Valuation is just one of the terms that entrepreneurs need to carefully consider: When and how can investors block or force a sale? How much influence does an investor have on the board? How much control will they have over who you hire to key positions? Who gets their money back first if the company is liquidated through bankruptcy? Check your term sheets carefully and pay for good legal advice. It will stand you in good stead down the road.
Bring In More Backers
You sort out the nuts and bolts of the agreement with the lead investor of a funding round, but usually more investors decide to sign on to back you on the same terms. These investors are called followers. This is beneficial because it brings more potential advisors to your network, and brings in more funding. Rothy’s co-founder Hawthornthwaite said a diverse group of investors is key. “We didn’t want money just for the sake of taking it... What we really wanted were people who could add value.”
Close the Deal
The term sheet is not legally binding, but outlines the terms you have to approve with your investors before agreeing to ink a deal in your shareholder’s agreement. Your lawyers can guide you through the rest of the process: the stock purchase agreement, investors’ rights agreement, government-mandated forms, shareholder and board consent forms, and more.

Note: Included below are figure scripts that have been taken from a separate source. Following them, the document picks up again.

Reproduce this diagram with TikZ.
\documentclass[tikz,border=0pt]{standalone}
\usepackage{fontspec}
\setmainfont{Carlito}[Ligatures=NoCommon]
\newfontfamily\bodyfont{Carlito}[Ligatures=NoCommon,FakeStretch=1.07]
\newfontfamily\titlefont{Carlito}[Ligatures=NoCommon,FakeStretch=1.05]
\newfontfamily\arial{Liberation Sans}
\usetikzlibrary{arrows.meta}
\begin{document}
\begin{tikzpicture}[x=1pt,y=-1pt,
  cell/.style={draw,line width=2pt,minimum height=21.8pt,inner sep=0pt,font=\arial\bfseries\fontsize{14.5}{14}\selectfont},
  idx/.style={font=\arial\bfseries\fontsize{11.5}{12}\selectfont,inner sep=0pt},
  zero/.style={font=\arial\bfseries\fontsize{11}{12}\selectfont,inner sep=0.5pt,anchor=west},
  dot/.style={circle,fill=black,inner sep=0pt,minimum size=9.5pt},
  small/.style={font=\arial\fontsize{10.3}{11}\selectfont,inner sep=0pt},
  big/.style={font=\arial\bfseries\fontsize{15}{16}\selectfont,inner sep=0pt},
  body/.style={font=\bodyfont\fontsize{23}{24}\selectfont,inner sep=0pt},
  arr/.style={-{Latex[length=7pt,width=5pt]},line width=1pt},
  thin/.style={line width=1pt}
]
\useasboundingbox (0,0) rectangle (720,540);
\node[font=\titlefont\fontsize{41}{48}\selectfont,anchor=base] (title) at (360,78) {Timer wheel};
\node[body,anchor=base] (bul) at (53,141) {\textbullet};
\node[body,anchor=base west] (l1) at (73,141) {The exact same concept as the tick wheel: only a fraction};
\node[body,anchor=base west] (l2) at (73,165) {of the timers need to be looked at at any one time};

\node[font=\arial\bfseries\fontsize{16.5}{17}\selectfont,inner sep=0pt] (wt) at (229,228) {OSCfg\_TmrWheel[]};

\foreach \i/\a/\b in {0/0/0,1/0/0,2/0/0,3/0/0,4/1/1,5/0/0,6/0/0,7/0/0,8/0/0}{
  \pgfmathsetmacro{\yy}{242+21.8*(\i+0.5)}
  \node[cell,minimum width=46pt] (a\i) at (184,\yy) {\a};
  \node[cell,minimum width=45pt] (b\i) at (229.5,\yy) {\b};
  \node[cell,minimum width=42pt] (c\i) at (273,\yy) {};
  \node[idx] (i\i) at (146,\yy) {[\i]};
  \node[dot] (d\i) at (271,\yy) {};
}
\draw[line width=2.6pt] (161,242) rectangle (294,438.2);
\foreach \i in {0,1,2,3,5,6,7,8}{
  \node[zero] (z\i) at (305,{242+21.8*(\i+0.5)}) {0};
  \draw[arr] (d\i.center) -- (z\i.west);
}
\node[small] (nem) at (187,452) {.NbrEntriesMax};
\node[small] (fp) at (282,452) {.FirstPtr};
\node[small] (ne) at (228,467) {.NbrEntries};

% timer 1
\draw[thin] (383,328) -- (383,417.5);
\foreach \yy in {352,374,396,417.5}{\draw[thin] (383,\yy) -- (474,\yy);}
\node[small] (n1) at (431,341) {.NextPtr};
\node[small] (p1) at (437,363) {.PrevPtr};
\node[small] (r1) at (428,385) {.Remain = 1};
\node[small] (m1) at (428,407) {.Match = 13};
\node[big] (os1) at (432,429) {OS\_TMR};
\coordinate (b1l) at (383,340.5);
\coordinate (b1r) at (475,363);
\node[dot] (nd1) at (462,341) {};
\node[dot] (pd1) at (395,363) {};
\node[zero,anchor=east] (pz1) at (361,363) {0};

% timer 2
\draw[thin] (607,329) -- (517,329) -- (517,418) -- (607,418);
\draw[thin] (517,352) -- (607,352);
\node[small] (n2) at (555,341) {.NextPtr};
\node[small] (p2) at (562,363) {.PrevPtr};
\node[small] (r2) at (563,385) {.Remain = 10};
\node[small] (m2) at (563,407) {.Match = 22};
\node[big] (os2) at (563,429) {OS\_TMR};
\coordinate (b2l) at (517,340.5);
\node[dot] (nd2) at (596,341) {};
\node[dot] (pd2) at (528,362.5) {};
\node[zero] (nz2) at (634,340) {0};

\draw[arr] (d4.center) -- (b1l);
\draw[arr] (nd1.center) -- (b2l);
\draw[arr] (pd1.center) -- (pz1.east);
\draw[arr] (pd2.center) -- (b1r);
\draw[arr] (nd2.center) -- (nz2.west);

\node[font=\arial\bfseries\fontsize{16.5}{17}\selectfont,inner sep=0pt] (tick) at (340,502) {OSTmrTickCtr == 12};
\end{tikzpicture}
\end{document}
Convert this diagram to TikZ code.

“The devil is in the details on that for sure,” said Stadium Goods’ co-founder Jed Stiller. The sneaker resale marketplace sold to Farfetch in January 2019, after raising a $4.6 million Series A round from Forerunner Ventures and the Chernin Group in 2017 followed by an $11.5 million convertible note led by LVMH Luxury Ventures the following year.
“We invested a good amount of time and dollars in the direction of our legal support and it was worth its weight in gold,” added co-founder John McPheters.
Editor's Note: This article was revised on April 10, 2019. An earlier version of this article stated that Rothy's secured an investment from Goldman Sachs in 2015. The investment came in 2018.